Where my concern is, is that a lot of annotating work is now being done by low wage, low education workers and because of the increasing demand of annotated data sets this group is increasing. Also, because this work is increasingly getting outsourced, there is less direct control of who is doing the work and therefore the chance that a bad apple slips through is bigger. That's what's scaring me going forward.
Educated or not you can't 'unhear' something. What if the conversation is political or financial and has major implications on someone you know? Will you still be able to remain professional and not act on the information?
I feel like devices like this should at least give the user the opportunity to play back whatever is sent for manual evaluation. e.g. it could send you an email at the end of the month listing the recordings it would like to use.
Maybe, I'm just making an observation. My biggest issue is that lack of control over outsourced workers over internal workers.
In my situation it was very clear that breaching the agreements would not just lead to direct end of contract, but also possible legal steps and a permanent record, leading to a much smaller chance for a similar job, for which I've specifically had an education. For uneducated workers, this if often less of an issue, especially for off-shore workers.
I also don't think low wage/education workers have less morals, but as the workforce gets bigger the chance of bad apples also gets bigger. I wrote exactly that in my previous comment.

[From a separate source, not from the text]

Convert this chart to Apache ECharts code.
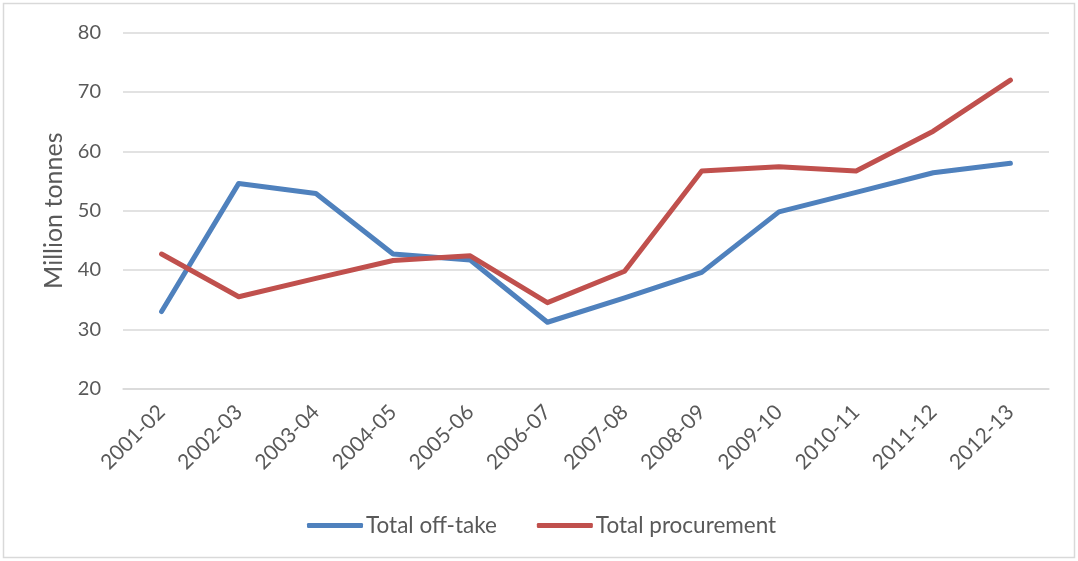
<!DOCTYPE html>
<html>
<head>
<meta charset="utf-8">
<script src="https://cdn.jsdelivr.net/npm/echarts@6/dist/echarts.min.js"></script>
<style>
html,body{margin:0;padding:0;background:#fff;}
#chart{width:1078px;height:561px;}
</style>
</head>
<body>
<div id="chart"></div>
<script>
const categories = ['2001-02','2002-03','2003-04','2004-05','2005-06','2006-07','2007-08','2008-09','2009-10','2010-11','2011-12','2012-13'];
const offTake = [33.0, 54.6, 52.9, 42.7, 41.7, 31.2, 35.3, 39.6, 49.8, 53.1, 56.4, 58.0];
const procurement = [42.7, 35.5, 38.6, 41.6, 42.4, 34.5, 39.8, 56.7, 57.4, 56.7, 63.4, 72.0];
const seriesNames = ['Total off-take', 'Total procurement'];
const yTicks = {min: 20, max: 80, interval: 10};
const yAxisName = 'Million tonnes';

const font = 'Lato, "Noto Sans", sans-serif';
const textColor = '#595959';
const chart = echarts.init(document.getElementById('chart'), null, {renderer: 'canvas'});
chart.setOption({
  animation: false,
  backgroundColor: '#fff',
  textStyle: {fontFamily: font, color: textColor},
  graphic: [{
    type: 'rect',
    shape: {x: 3.5, y: 3.5, width: 1071, height: 554},
    style: {fill: 'none', stroke: '#D9D9D9', lineWidth: 1.5},
    silent: true
  }],
  grid: {left: 123, right: 29, top: 32.7, bottom: 172.3, containLabel: false},
  legend: {
    data: seriesNames,
    left: 302,
    top: 509,
    itemWidth: 56,
    itemHeight: 5,
    itemGap: 40,
    icon: 'roundRect',
    textStyle: {fontFamily: font, fontSize: 22.5, color: textColor, padding: [0,0,0,-2]}
  },
  xAxis: {
    type: 'category',
    data: categories,
    boundaryGap: true,
    axisLine: {show: true, lineStyle: {color: '#D9D9D9', width: 1.5}},
    axisTick: {show: false},
    axisLabel: {
      rotate: 45,
      interval: 0,
      margin: 20,
      fontFamily: font,
      fontSize: 21,
      color: textColor
    }
  },
  yAxis: {
    type: 'value',
    min: yTicks.min,
    max: yTicks.max,
    interval: yTicks.interval,
    name: yAxisName,
    nameLocation: 'middle',
    nameGap: 57,
    nameRotate: 90,
    nameTextStyle: {fontFamily: font, fontSize: 25, color: textColor},
    axisLine: {show: false},
    axisTick: {show: false},
    axisLabel: {margin: 22, fontFamily: font, fontSize: 20, color: textColor},
    splitLine: {lineStyle: {color: '#D9D9D9', width: 1.5}}
  },
  series: [
    {
      name: seriesNames[0], type: 'line', data: offTake,
      symbol: 'none', color: '#4F81BD',
      lineStyle: {width: 5, color: '#4F81BD', cap: 'round', join: 'round'}
    },
    {
      name: seriesNames[1], type: 'line', data: procurement,
      symbol: 'none', color: '#C0504D',
      lineStyle: {width: 5, color: '#C0504D', cap: 'round', join: 'round'}
    }
  ]
});
</script>
</body>
</html>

The problem isn't a single-value metric of morals, whatever that may be, the problem is that one group is bored and not invested in the project while the other has far more exciting things to do than wondering who they might be listening to.
I'd wager "low wage, low education" workers are more likely to be simply acting immorally in different ways.
The "high education well paid" team is more likely to do something with far reaching harmful impact whereas the "low wage, low education" worker doesn't have the power to do anything at that scale.
Where my concern is, is that a lot of annotating work is now being done by low wage, low education workers and because of the increasing demand of annotated data sets this group is increasing. Also, because this work is increasingly getting outsourced, there is less direct control of who is doing the work and therefore the chance that a bad apple slips through is bigger. That's what's scaring me going forward.